La farsa que se vive en Cataluña es el resultado de una redundante esclerosis política. Los muertos significan bien poco cuando el trasunto de la independencia llama a rebato. Los periódicos habrán amarilleado y la ceremonia de la perplejidad aun seguirá consumiendo las entrañas de un país roto. Y quien dice país, dice la gente de a pie, la que transita de puntillas sobre los restos con olor a azufre que dejan los usurpadores de turno. La nacionalidad con aires de grandeza tiene un serio problema de identidad, cuando la globalización estalla en las ramblas sin preocuparse de llamar a la puerta.
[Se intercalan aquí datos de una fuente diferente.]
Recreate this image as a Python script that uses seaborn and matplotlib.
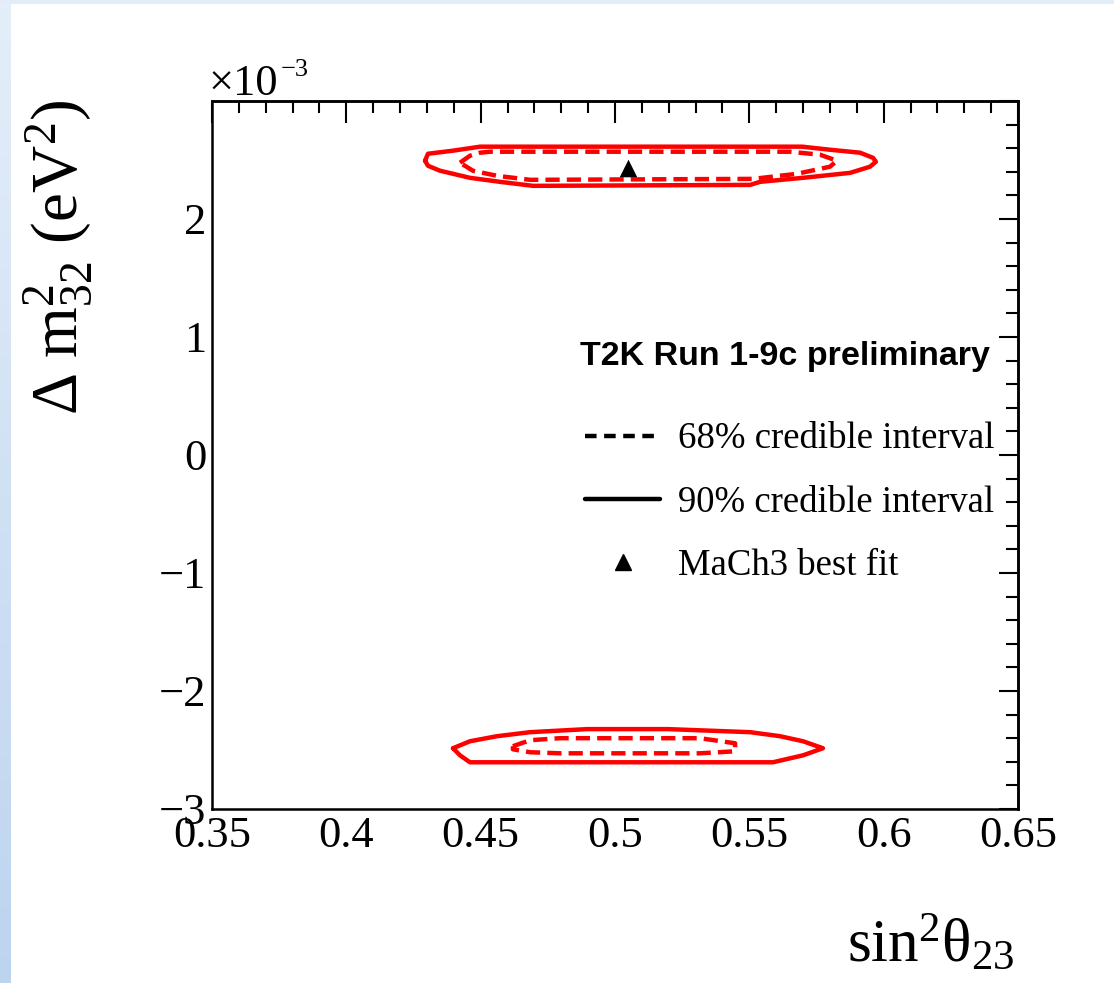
import numpy as np
import matplotlib
matplotlib.use("Agg")
import matplotlib.pyplot as plt
import seaborn as sns
from matplotlib.lines import Line2D
from matplotlib.patches import Rectangle
from matplotlib.ticker import MultipleLocator
from matplotlib.colors import LinearSegmentedColormap

# ---------------- data (y in units of 1e-3 eV^2) ----------------
# Normal ordering, 90% credible interval contour
no90_x = [0.4293, 0.4304, 0.4397, 0.4498, 0.5696, 0.5800, 0.5912, 0.5960, 0.5971, 0.5949,
          0.5875, 0.5700, 0.5540, 0.5503, 0.4695, 0.4572, 0.4460, 0.4349, 0.4304, 0.4293]
no90_y = [2.494, 2.553, 2.579, 2.613, 2.613, 2.587, 2.562, 2.519, 2.485, 2.443,
          2.391, 2.349, 2.315, 2.289, 2.281, 2.315, 2.349, 2.409, 2.451, 2.494]
# Normal ordering, 68% credible interval contour
no68_x = [0.4423, 0.4460, 0.4498, 0.4535, 0.5651, 0.5763, 0.5826, 0.5800, 0.5677, 0.5514,
          0.4684, 0.4561, 0.4471, 0.4423]
no68_y = [2.477, 2.536, 2.562, 2.570, 2.570, 2.545, 2.494, 2.443, 2.383, 2.340,
          2.332, 2.366, 2.409, 2.477]
# Inverted ordering, 90% credible interval contour
io90_x = [0.4397, 0.4460, 0.4561, 0.4684, 0.4896, 0.5197, 0.5503, 0.5614, 0.5700, 0.5774,
          0.5700, 0.5588, 0.4460, 0.4423, 0.4397]
io90_y = [-2.485, -2.426, -2.383, -2.349, -2.323, -2.323, -2.349, -2.383, -2.426, -2.485,
          -2.545, -2.604, -2.604, -2.545, -2.485]
# Inverted ordering, 68% credible interval contour
io68_x = [0.4620, 0.4684, 0.4795, 0.5316, 0.5447, 0.5447, 0.5316, 0.4795, 0.4684, 0.4620, 0.4620]
io68_y = [-2.468, -2.417, -2.400, -2.400, -2.443, -2.511, -2.528, -2.528, -2.519, -2.494, -2.468]
# Best fit
best_x = [0.505]
best_y = [2.43]

xticks = [0.35, 0.40, 0.45, 0.50, 0.55, 0.60, 0.65]
xtick_labels = ["0.35", "0.4", "0.45", "0.5", "0.55", "0.6", "0.65"]
yticks = [-3, -2, -1, 0, 1, 2, 3]
ytick_labels = ["\u22123", "\u22122", "\u22121", "0", "1", "2", ""]

legend_labels = ["68% credible interval", "90% credible interval", "MaCh3 best fit"]
header = "T2K Run 1-9c preliminary"

# ---------------- style ----------------
sns.set_style("white")
plt.rcParams["font.family"] = ["Liberation Serif", "DejaVu Serif"]
plt.rcParams["mathtext.fontset"] = "custom"
plt.rcParams["mathtext.rm"] = "Liberation Serif"
plt.rcParams["mathtext.it"] = "Liberation Serif:italic"
plt.rcParams["mathtext.bf"] = "Liberation Serif:bold"
plt.rcParams["axes.unicode_minus"] = True
for k in ["text.color", "axes.labelcolor", "xtick.color", "ytick.color", "axes.edgecolor"]:
    plt.rcParams[k] = "black"

W, H = 1114, 983
fig = plt.figure(figsize=(W / 100, H / 100), dpi=100)
fig.patch.set_facecolor("#e3edf8")

# white slide panel
fig.add_artist(Rectangle((11 / W, 0), 1 - 11 / W, 1 - 4 / H, transform=fig.transFigure,
                         facecolor="white", edgecolor="none", zorder=-10))
# left gradient strip
gax = fig.add_axes([0, 0, 11 / W, 1 - 4 / H])
grad = np.linspace(0, 1, 256).reshape(-1, 1)
cm = LinearSegmentedColormap.from_list("g", ["#bdd4ef", "#e4eef9"])
gax.imshow(grad, aspect="auto", cmap=cm, origin="lower")
gax.axis("off")

ax = fig.add_axes([212 / W, 1 - 809 / H, (1018 - 212) / W, (809 - 101) / H])
ax.set_facecolor("white")

red = "#ff0000"
dash = (0, (3.2, 1.6))
sns.lineplot(x=no90_x, y=no90_y, sort=False, estimator=None, color=red, linewidth=3.2, ax=ax)
sns.lineplot(x=no68_x, y=no68_y, sort=False, estimator=None, color=red, linewidth=3.2,
             linestyle=dash, ax=ax)
sns.lineplot(x=io90_x, y=io90_y, sort=False, estimator=None, color=red, linewidth=3.2, ax=ax)
sns.lineplot(x=io68_x, y=io68_y, sort=False, estimator=None, color=red, linewidth=3.2,
             linestyle=dash, ax=ax)
sns.scatterplot(x=best_x, y=best_y, marker="^", s=160, color="black", edgecolor="black",
                linewidth=0, ax=ax, zorder=5)

ax.set_xlim(0.35, 0.65)
ax.set_ylim(-3, 3)
ax.set_xticks(xticks, labels=xtick_labels)
ax.set_yticks(yticks, labels=ytick_labels)
ax.xaxis.set_minor_locator(MultipleLocator(0.01))
ax.yaxis.set_minor_locator(MultipleLocator(0.2))
ax.tick_params(axis="both", which="both", direction="in", width=1.5, color="black",
               labelcolor="black", labelsize=32, top=False, right=False)
ax.tick_params(axis="x", which="major", length=17, pad=5)
ax.tick_params(axis="x", which="minor", length=9.5)
ax.tick_params(axis="y", which="major", length=20, pad=4)
ax.tick_params(axis="y", which="minor", length=10)
for sp in ax.spines.values():
    sp.set_linewidth(1.8)
    sp.set_color("black")
ax.set_xlabel("")
ax.set_ylabel("")

secx = ax.secondary_xaxis("top")
secx.set_xticks(xticks)
secx.xaxis.set_minor_locator(MultipleLocator(0.01))
secx.tick_params(which="both", direction="in", width=1.5, labeltop=False)
secx.tick_params(which="major", length=16)
secx.tick_params(which="minor", length=8.5)
secx.spines["top"].set_linewidth(1.8)

secy = ax.secondary_yaxis("right")
secy.set_yticks(yticks)
secy.yaxis.set_minor_locator(MultipleLocator(0.2))
secy.tick_params(which="both", direction="in", width=1.5, labelright=False)
secy.tick_params(which="major", length=14)
secy.tick_params(which="minor", length=8.5)
secy.spines["right"].set_linewidth(1.8)

# exponent label
fig.text(208 / W, 1 - 95 / H, "\u00d710", fontsize=32, ha="left", va="baseline")
fig.text(281 / W, 1 - 76 / H, "\u22123", fontsize=19, ha="left", va="baseline")

# axis titles
fig.text(1015 / W, 1 - 962 / H, r"$\mathrm{sin}^{2}\mathrm{\theta}_{23}$", fontsize=44,
         ha="right", va="baseline")
fig.text(58 / W, 1 - 100 / H, r"$\Delta\ \mathrm{m}^{2}_{32}\ (\mathrm{eV}^{2})$",
         fontsize=47, rotation=90, ha="center", va="top")

# legend header
fig.text(990 / W, 1 - 357 / H, header, fontsize=24.5, fontweight="bold",
         family="Liberation Sans", ha="right", va="center", color="black")

handles = [
    Line2D([], [], color="black", linewidth=3.2, linestyle=(0, (2.6, 1.7))),
    Line2D([], [], color="black", linewidth=3.2),
    Line2D([], [], color="black", linestyle="none", marker="^", markersize=12),
]
ax.legend(handles, legend_labels, loc="upper left",
          bbox_to_anchor=(585 / W, 1 - 422 / H), bbox_transform=fig.transFigure,
          frameon=False, fontsize=26.5, handlelength=2.05, handletextpad=0.48,
          labelspacing=0.78, borderpad=0, borderaxespad=0, labelcolor="black")

fig.savefig("out.png", dpi=100, facecolor=fig.get_facecolor())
El proceso secesionista es la desesperada salida al pantano de corrupción que anega las instituciones en Cataluña, muy en consonancia con las corruptelas del estado español, grotescamente camufladas con advertencias teñidas de trasnochado patriotismo. El fracaso de la democracia es el de la pérdida de una idea de progreso, en virtud de ansias pueriles, desde el pelotazo urbanístico hasta la cultura endogámica. Si rescatamos al Quijote y lo situamos en la época actual, su lanza solitaria sin más compañía que la del fiel Sancho, necesitaría un ejército de intocables para deshacer tanto entuerto de mediáticos fanatismos. Independizarse de qué y de quién, si millones de turistas llegan reclamando su hueco de gloria, su yo estuve aquí y pisé suelo que en realidad es de todos y de nadie, por mucho que se repitan de corrido y sin abrir los ojos, viejas letanías e inquebrantables dogmas de fe. Romper con qué y con quién, mientras el cambio climático amenaza con asombrarnos ante nuestra propia necedad. Aislar de qué y de quién en este planeta internet que hace tabla rasa de todas las utopías.
Nuestra sociedad zombie se deja convencer por farsantes olvidando que negar al otro es negarse a uno mismo.
Artículo publicado en el diario La Opinión de Tenerife el 31/08/2017.